Start

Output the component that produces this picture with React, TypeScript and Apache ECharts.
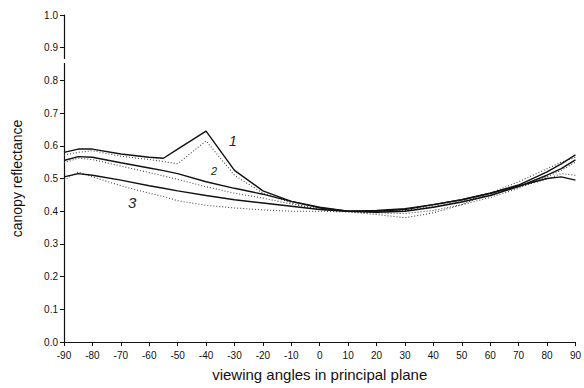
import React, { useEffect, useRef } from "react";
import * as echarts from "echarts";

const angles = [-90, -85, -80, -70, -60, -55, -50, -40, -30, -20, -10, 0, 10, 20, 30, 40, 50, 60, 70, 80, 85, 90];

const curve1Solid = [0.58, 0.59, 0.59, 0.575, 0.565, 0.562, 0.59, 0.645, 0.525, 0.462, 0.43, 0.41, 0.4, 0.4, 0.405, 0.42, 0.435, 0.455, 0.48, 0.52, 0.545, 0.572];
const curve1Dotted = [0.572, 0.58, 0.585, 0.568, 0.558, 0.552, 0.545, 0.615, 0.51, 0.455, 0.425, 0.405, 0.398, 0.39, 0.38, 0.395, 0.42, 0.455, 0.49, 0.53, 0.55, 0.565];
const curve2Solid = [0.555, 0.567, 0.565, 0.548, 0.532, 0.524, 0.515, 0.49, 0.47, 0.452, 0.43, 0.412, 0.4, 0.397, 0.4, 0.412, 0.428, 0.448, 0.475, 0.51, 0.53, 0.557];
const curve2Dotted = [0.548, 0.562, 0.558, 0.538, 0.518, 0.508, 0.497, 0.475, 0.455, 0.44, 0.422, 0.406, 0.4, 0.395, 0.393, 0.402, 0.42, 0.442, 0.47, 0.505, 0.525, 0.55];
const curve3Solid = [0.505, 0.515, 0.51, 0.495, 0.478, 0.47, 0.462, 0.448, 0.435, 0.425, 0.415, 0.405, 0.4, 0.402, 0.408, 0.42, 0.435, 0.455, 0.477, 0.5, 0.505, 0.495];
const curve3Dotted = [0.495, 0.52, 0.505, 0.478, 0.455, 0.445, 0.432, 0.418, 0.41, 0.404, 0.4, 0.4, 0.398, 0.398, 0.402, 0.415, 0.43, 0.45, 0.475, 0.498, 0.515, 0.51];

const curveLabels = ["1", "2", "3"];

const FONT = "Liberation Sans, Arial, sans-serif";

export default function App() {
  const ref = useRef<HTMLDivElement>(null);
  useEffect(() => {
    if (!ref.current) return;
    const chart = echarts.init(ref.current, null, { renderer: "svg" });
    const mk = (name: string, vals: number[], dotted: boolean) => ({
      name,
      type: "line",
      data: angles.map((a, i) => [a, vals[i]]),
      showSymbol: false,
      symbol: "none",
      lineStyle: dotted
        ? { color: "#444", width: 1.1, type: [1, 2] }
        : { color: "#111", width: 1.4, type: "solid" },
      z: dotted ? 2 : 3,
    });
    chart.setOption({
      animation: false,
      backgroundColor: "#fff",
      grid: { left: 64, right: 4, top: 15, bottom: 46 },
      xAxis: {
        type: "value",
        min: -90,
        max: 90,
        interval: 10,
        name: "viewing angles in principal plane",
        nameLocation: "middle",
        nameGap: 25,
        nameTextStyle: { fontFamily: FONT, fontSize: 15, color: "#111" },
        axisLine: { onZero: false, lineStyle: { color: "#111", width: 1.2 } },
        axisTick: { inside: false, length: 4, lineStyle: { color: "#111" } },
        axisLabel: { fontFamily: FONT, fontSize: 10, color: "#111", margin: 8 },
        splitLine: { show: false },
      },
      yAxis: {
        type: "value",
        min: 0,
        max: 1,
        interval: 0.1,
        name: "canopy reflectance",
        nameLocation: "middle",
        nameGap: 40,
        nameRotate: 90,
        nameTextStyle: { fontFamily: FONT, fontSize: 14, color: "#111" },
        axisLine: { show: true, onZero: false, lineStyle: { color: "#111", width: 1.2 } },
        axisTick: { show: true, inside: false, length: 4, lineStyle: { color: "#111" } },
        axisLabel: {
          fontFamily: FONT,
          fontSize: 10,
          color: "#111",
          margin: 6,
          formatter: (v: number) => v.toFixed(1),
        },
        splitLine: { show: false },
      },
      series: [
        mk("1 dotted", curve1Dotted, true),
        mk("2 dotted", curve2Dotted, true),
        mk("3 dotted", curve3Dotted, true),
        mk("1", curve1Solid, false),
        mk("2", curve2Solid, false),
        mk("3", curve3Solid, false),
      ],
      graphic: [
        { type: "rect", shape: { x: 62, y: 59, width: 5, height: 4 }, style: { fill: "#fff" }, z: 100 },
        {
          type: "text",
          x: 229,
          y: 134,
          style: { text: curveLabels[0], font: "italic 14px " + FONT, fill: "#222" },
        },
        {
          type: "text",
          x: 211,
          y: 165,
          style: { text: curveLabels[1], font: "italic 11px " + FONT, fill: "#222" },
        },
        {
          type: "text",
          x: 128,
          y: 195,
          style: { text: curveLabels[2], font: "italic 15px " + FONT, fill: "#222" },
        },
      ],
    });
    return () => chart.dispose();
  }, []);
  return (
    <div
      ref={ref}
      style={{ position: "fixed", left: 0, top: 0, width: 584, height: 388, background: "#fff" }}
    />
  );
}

End

Exercise aim: Repeat the listing above from its first line through the line that contains "80, 85, 90];", both included, and nothing more. Drop the pictures.

Solution to the exercise:
Output the component that produces this picture with React, TypeScript and Apache ECharts.
import React, { useEffect, useRef } from "react";
import * as echarts from "echarts";

const angles = [-90, -85, -80, -70, -60, -55, -50, -40, -30, -20, -10, 0, 10, 20, 30, 40, 50, 60, 70, 80, 85, 90];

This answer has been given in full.